UBS has identified technology, utilities and financials as preferred sectors.
US Treasury yields rose in anticipation of a Trump presidency.
“But with the Fed likely to stay on a rate cutting path, and with plans to loosen fiscal policy facing potential Congressional constraints, we think yields are likely to fall in the year ahead,” UBS notes.
As such, investors should use currently elevated yield levels to lock in returns.
While the US Dollar Index has strengthened following the US election outcome, UBS believes that the dollar is currently “overvalued and overstretched”.
As such, UBS advises investors to use periods of further dollar strength to decrease exposure through hedging, shifting USD cash and fixed income to other currencies, and using options.
In 2025, UBS notes that gold remains an effective hedge against key political concerns including government debt levels, inflation and geopolitical tensions.
UBS maintains its target of USD2,900 ($3,902) per ounce by end 2025 and continues to recommend a 5% allocation to gold as a diversifier.
What should investors do?
UBS expects central banks to cut interest rates further in the year ahead, reducing cash returns.
As such, UBS states that investment grade (IG) bonds offer attractive yields and expect mid-single digit returns in USD, EUR and GBP.

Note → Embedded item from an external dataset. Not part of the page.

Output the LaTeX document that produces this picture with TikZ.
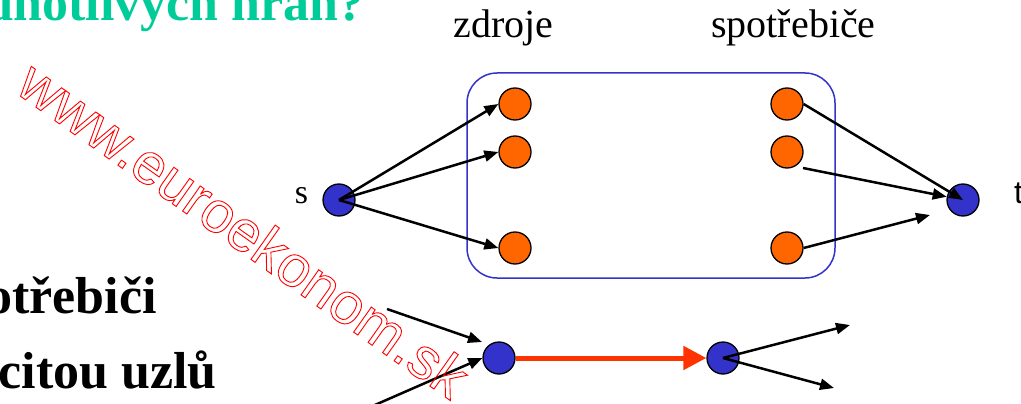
\documentclass[tikz,border=0pt]{standalone}
\usepackage{fontspec}
\setmainfont{Liberation Serif}
\newfontfamily\arialfont{Liberation Sans}
\usetikzlibrary{arrows.meta}
\definecolor{nodeblue}{RGB}{51,51,204}
\definecolor{nodeorange}{RGB}{255,102,0}
\definecolor{arrowred}{RGB}{255,51,0}
\definecolor{headgreen}{RGB}{0,204,153}
\definecolor{wmred}{RGB}{255,0,0}
\begin{document}
\begin{tikzpicture}[x=1pt,y=-1pt,
  dot/.style={circle, draw=black, line width=1.3pt, minimum size=32pt, inner sep=0pt},
  srcnode/.style={dot, fill=nodeorange},
  endnode/.style={dot, fill=nodeblue},
  arr/.style={draw=black, line width=2.5pt, -{Triangle[length=14pt,width=11pt]}},
  bigarr/.style={draw=arrowred, line width=5pt, -{Triangle[length=23pt,width=23pt]}},
  heading/.style={inner sep=0pt, anchor=base east, font=\bfseries\fontsize{52}{60}\selectfont},
  label/.style={inner sep=0pt, anchor=base, font=\fontsize{40}{48}\selectfont}]
\useasboundingbox (0,0) rectangle (1021,404);

% texts
\node[heading, text=headgreen] (h1) at (365,21) {jednotlivých hran?};
\node[heading, text=black] (h2) at (157,313) {spotřebiči};
\node[heading, text=black] (h3) at (217,388) {kapacitou uzlů};

% box
\node[draw=nodeblue, line width=1.5pt, rounded corners=30pt, minimum width=368pt, minimum height=205pt, inner sep=0pt] (box) at (651,175.5) {};
\node[label] (lz) at (503.5,38) {zdroje};
\node[label] (ls) at (793.5,38) {spotřebiče};

% nodes
\node[srcnode] (src1) at (515,104) {};
\node[srcnode] (src2) at (515,152) {};
\node[srcnode] (src3) at (515,248) {};
\node[srcnode] (con1) at (787,104) {};
\node[srcnode] (con2) at (787,152) {};
\node[srcnode] (con3) at (787,248) {};
\node[endnode] (s) at (339,200) {};
\node[endnode] (t) at (963,200) {};
\node[inner sep=0pt, anchor=base, font=\fontsize{34}{40}\selectfont] (ls2) at (301.5,203) {s};
\node[inner sep=0pt, anchor=base west, font=\arialfont\fontsize{32}{38}\selectfont] (lt) at (1014,203) {t};

\coordinate (c2s) at (803,168);
\coordinate (t3) at (930,215);

\draw[arr] (s.center) -- (src1.west);
\draw[arr] (s.center) -- (src2.west);
\draw[arr] (s.center) -- (src3.west);
\draw[arr] (con1.east) -- (t.center);
\draw[arr] (c2s) -- (t);
\draw[arr] (con3.east) -- (t3);

% bottom
\node[endnode] (u) at (499,358) {};
\node[endnode] (v) at (723,358) {};
\coordinate (in1) at (387,309);
\coordinate (in1e) at (482,342);
\coordinate (in2) at (368,408);
\coordinate (out1) at (850,325);
\coordinate (out2) at (834,388);
\draw[bigarr] (u) -- (v);
\draw[arr] (in1) -- (in1e);
\draw[arr] (in2) -- (u.west);
\draw[arr] (v.center) -- (out1);
\draw[arr] (v.center) -- (out2);

% watermark
\node[rotate=-35.3, anchor=base, text=wmred, inner sep=0pt, font=\arialfont\fontsize{58}{60}\selectfont] (wm) at (232,246) {\special{pdf:literal direct 1 Tr 0.9 w}www.euroekonom.sk\special{pdf:literal direct 0 Tr}};
\end{tikzpicture}
\end{document}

“Investment grade bonds are also appealing from a risk management perspective. While a tariff shock is a potential risk, IG bonds should perform strongly in a hard landing scenario,” UBS says.
Additionally, diversified fixed income strategies and equity income strategies enable investors to sustain portfolio income.
With regards to equity income strategies, UBS estimates that mixing high dividend, dividend growth and option strategies could deliver a total yield of 5% to 7% per year.
Beyond US equities, UBS has identified Asia ex-Japan as an attractive option, expecting the MSCI Asia ex-Japan index to return about 15% by the end of 2025.
While tariffs are a likely headwind for China, AI spending, high GDP growth and declining US and regional interest rates should be supportive for other markets in the region.
Taiwan has been identified as an attractive market as key semiconductor exports are not readily substitutable and UBS expects AI demand to remain robust.
India is another attractive market as high structural rates of GDP are supported by favourable demographics in a domestically oriented market. UBS expects 12% EPS growth in FY2025 and 14% in FY2026.
Within China, UBS expects defensive and high-yielding value sectors to outperform financials, utilities, energy and telecommunication (telecom).
Among exchange-traded base metals, UBS has identified copper as its “high-conviction pick”.
"We see copper prices reaching a near record USD11,000 per metric ton by end-2025,” UBS adds, noting other opportunities in niche minerals such as manganese, rare earths and lithium.
Additionally, UBS is of the opinion that the outlook for global residential and commercial real estate investments is bright, with opportunities in logistics, data centres (DC) and multi-family housing.